1. Check Hadoop Version

Use this command to verify the installed version of Hadoop:

hadoop version

Output:

2. Get General Help

To see a list of available Hadoop commands:

hadoop help

Output :

Displays all the general and subcommands available in Hadoop.

HDFS (Hadoop Distributed File System) Commands

HDFS is the backbone of Hadoop's storage system. Below are essential HDFS commands with examples.

1. Creating Directories

hdfs dfs -mkdir /user/hadoop
hdfs dfs -mkdir /user/hadoop/input

Output :

Creates a directory named input under /user/hadoop.

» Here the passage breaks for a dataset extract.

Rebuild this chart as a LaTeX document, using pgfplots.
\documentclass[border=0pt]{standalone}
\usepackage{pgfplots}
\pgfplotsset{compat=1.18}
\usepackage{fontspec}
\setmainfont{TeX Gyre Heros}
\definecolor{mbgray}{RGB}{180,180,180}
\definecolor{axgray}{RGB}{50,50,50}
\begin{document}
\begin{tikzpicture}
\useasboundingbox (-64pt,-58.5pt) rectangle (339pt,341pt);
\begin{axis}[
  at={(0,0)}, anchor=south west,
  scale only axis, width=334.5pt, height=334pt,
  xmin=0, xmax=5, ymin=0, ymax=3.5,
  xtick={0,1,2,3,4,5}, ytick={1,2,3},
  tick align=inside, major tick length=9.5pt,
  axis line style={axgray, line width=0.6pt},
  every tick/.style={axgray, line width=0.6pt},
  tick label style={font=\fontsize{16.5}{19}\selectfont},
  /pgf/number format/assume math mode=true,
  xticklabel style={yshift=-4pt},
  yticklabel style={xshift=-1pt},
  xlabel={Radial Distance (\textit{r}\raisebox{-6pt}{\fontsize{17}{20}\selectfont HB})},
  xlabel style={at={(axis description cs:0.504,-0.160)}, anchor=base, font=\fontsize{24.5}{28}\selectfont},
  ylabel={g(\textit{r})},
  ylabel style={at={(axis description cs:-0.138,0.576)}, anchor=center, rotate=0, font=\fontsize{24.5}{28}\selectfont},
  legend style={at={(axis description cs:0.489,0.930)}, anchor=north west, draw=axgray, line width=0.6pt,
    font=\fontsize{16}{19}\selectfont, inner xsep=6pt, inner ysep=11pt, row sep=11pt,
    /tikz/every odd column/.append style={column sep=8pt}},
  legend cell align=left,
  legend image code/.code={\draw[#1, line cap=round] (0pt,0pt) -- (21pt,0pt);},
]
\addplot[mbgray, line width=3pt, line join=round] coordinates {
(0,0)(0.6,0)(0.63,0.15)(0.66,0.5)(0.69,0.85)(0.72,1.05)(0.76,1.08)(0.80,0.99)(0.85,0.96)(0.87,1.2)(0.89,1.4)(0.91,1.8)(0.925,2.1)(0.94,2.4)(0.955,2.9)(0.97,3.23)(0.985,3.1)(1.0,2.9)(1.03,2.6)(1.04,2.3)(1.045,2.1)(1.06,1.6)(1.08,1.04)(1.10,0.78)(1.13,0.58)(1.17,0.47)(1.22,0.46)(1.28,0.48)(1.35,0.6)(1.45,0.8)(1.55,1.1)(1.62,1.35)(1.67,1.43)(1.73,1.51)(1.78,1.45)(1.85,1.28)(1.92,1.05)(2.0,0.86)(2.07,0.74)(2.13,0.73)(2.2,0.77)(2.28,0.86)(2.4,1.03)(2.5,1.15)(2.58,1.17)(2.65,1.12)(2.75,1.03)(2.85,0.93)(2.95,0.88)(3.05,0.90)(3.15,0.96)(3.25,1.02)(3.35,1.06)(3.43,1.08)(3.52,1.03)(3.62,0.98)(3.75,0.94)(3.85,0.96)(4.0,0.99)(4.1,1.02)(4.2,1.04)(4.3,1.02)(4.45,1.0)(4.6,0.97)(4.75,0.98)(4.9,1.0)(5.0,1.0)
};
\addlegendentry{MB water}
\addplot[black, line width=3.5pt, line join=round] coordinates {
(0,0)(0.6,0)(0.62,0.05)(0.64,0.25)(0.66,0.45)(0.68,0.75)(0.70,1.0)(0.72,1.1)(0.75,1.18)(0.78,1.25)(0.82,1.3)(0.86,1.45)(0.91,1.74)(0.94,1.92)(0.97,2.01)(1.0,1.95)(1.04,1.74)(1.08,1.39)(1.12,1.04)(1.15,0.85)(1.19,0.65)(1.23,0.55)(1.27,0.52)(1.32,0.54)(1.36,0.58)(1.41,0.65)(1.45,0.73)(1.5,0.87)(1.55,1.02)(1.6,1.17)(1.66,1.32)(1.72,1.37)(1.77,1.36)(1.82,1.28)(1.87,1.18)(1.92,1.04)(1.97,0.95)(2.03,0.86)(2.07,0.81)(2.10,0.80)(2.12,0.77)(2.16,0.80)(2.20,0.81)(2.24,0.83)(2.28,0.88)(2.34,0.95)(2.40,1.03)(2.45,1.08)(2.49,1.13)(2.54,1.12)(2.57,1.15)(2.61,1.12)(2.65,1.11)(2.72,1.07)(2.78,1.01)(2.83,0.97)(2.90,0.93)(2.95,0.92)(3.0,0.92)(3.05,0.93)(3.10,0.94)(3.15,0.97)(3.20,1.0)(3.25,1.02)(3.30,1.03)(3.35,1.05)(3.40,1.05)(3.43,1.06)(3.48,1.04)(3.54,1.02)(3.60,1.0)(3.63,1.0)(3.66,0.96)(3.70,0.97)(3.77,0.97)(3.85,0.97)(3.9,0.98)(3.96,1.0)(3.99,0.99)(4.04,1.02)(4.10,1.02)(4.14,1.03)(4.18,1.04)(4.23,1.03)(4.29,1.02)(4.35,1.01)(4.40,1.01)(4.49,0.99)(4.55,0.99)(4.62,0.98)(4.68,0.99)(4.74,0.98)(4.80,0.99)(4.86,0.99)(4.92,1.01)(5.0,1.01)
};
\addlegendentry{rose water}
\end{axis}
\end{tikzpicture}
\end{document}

2. Listing Files and Directories

hdfs dfs -ls /user/hadoop

Output :

It shows the list of files and directories under the hadoop directories available.

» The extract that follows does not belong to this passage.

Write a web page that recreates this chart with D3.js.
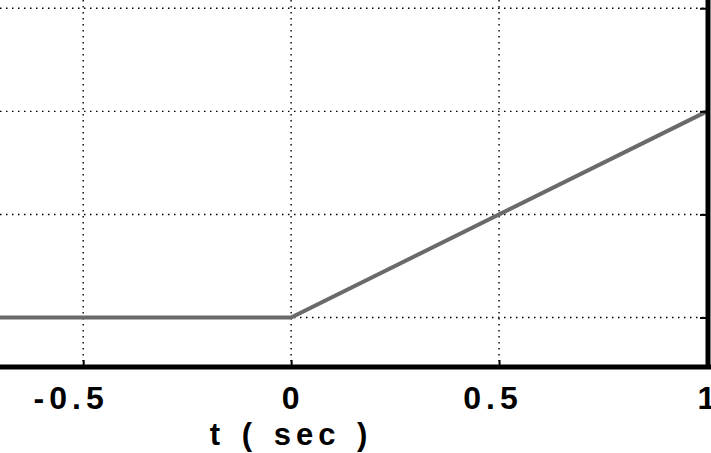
<!DOCTYPE html>
<html>
<head>
<meta charset="utf-8">
<script src="https://cdn.jsdelivr.net/npm/d3@7"></script>
<style>
  html, body { margin: 0; padding: 0; background: #fff; }
  #chart { width: 711px; height: 453px; overflow: hidden; }
  .tick-label, .axis-title {
    font-family: 'Liberation Sans', Arial, sans-serif;
    font-weight: bold;
    fill: #000;
  }
</style>
</head>
<body>
<div id="chart"></div>
<script>
// Ramp signal r(t): flat at zero before t = 0, then rising with slope 1
var tValues = [-0.7, 0, 1];
var rValues = [0, 0, 1];

// Axis ticks and labels
var xTicks = [-0.5, 0, 0.5, 1];
var xTickLabels = ['-0.5', '0', '0.5', '1'];
var yTicks = [0, 0.5, 1, 1.5];
var xTitle = 't ( sec )';

// Visible part of the axes (the figure is cropped)
var xDomain = [-0.7, 1];
var yDomain = [-0.24, 1.54];

var margin = {top: 0, right: 4, bottom: 86, left: 0};
var width = 711 - margin.left - margin.right;
var height = 453 - margin.top - margin.bottom;

var svg = d3.select('#chart').append('svg')
    .attr('width', 711)
    .attr('height', 453);

var plotArea = svg.append('g')
    .attr('transform', `translate(${margin.left}, ${margin.top})`);

var scales = {
  x: d3.scaleLinear().domain(xDomain).range([0, width]),
  y: d3.scaleLinear().domain(yDomain).range([height, 0])
};

// Dotted grid
plotArea.append('g')
  .selectAll('line')
  .data(xTicks)
  .join('line')
    .attr('x1', d => scales.x(d))
    .attr('x2', d => scales.x(d))
    .attr('y1', 0)
    .attr('y2', height)
    .attr('stroke', '#000')
    .attr('stroke-width', 1.4)
    .attr('stroke-dasharray', '1.5,4.5');

plotArea.append('g')
  .selectAll('line')
  .data(yTicks)
  .join('line')
    .attr('x1', 0)
    .attr('x2', width)
    .attr('y1', d => scales.y(d))
    .attr('y2', d => scales.y(d))
    .attr('stroke', '#000')
    .attr('stroke-width', 1.4)
    .attr('stroke-dasharray', '1.5,4.5');

// The ramp
var line = d3.line()
  .x((d, i) => scales.x(tValues[i]))
  .y(d => scales.y(d));

plotArea.append('path')
  .datum(rValues)
  .attr('d', line)
  .attr('fill', 'none')
  .attr('stroke', '#6a6a6a')
  .attr('stroke-width', 4);

// Bottom axis with inward ticks
var xAxisGroup = plotArea.append('g')
  .attr('transform', `translate(0, ${height})`)
  .call(d3.axisBottom(scales.x).tickValues(xTicks).tickSize(-7).tickFormat(''));
xAxisGroup.select('.domain').remove();
xAxisGroup.selectAll('.tick line').attr('stroke', '#000').attr('stroke-width', 2);

plotArea.append('line')
  .attr('x1', 0)
  .attr('x2', width + 4)
  .attr('y1', height)
  .attr('y2', height)
  .attr('stroke', '#000')
  .attr('stroke-width', 5);

// Right frame with inward ticks
var yAxisGroup = plotArea.append('g')
  .attr('transform', `translate(${width}, 0)`)
  .call(d3.axisRight(scales.y).tickValues(yTicks).tickSize(-7).tickFormat(''));
yAxisGroup.select('.domain').remove();
yAxisGroup.selectAll('.tick line').attr('stroke', '#000').attr('stroke-width', 2);

plotArea.append('line')
  .attr('x1', width + 1)
  .attr('x2', width + 1)
  .attr('y1', 0)
  .attr('y2', height + 2)
  .attr('stroke', '#000')
  .attr('stroke-width', 5);

// Tick labels (the last one runs off the cropped right edge, as in the source)
plotArea.append('g')
  .selectAll('text')
  .data(xTicks)
  .join('text')
    .attr('class', 'tick-label')
    .attr('x', d => scales.x(d))
    .attr('y', height + 42)
    .attr('dx', (d, i) => i === 0 ? -12 : (i === 2 ? -6 : 2))
    .attr('text-anchor', 'middle')
    .attr('font-size', 32)
    .attr('letter-spacing', 5)
    .text((d, i) => xTickLabels[i]);

// Axis title
plotArea.append('text')
  .attr('class', 'axis-title')
  .attr('x', scales.x(0))
  .attr('y', height + 78)
  .attr('text-anchor', 'middle')
  .attr('font-size', 31)
  .attr('letter-spacing', 5)
  .attr('word-spacing', 3)
  .text(xTitle);
</script>
</body>
</html>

3. Copying Files from Local to HDFS

Before copying a file to HDFS, make sure the file exists in your local directory. You can create a sample file if it doesn't exist:

Step 1: Create a Sample File

mkdir ~/data
sudo echo "Hello, this is a sample file for Hadoop commands." > ~/data/sample.txt

Output :

created a data directory and text file with text.

Step 2: Verify the File Exists

cat ~/data/sample.txt

Output :

Display text from sample.txt file.

Step 3: Copy the File to HDFS

hdfs dfs -put ~/data/sample.txt /user/hadoop/input

This command uploads sample.txt from the local directory to /user/hadoop/input in HDFS.

Output :

Uploads the file sample.txt from the local machine to HDFS.

4. Viewing File Contents

hdfs dfs -cat /user/hadoop/input/sample.txt

Output :

Displays the content of sample.txt.

5. Copying Files from HDFS to Local

mkdir ~/output 
hdfs dfs -get /user/hadoop/input/sample.txt ~/output/

Output :

Downloads the file sample.txt to the local output directory.

Viewing File Contents

cat ~/output/sample.txt

Output :

6. Removing Files and Directories

hdfs dfs -rm /user/hadoop/input/sample.txt

Output :

Deletes the specified file.

7. Checking File Replication

In previous command we remove the sample.txt file, so first we again move sample text file from local to hdfs

hdfs dfs -put ~/data/sample.txt /user/hadoop/input
hdfs dfs -stat %r /user/hadoop/input/sample.txt

Output :

Displays the replication factor of the file.

8. Disk Space Usage

hdfs dfs -du -h /user/hadoop

Output :

File Operations Commands

1. Moving Files

Before moving the files you need to make sure the processed directory should be available in hadoop directory otherwise it should be raised the error.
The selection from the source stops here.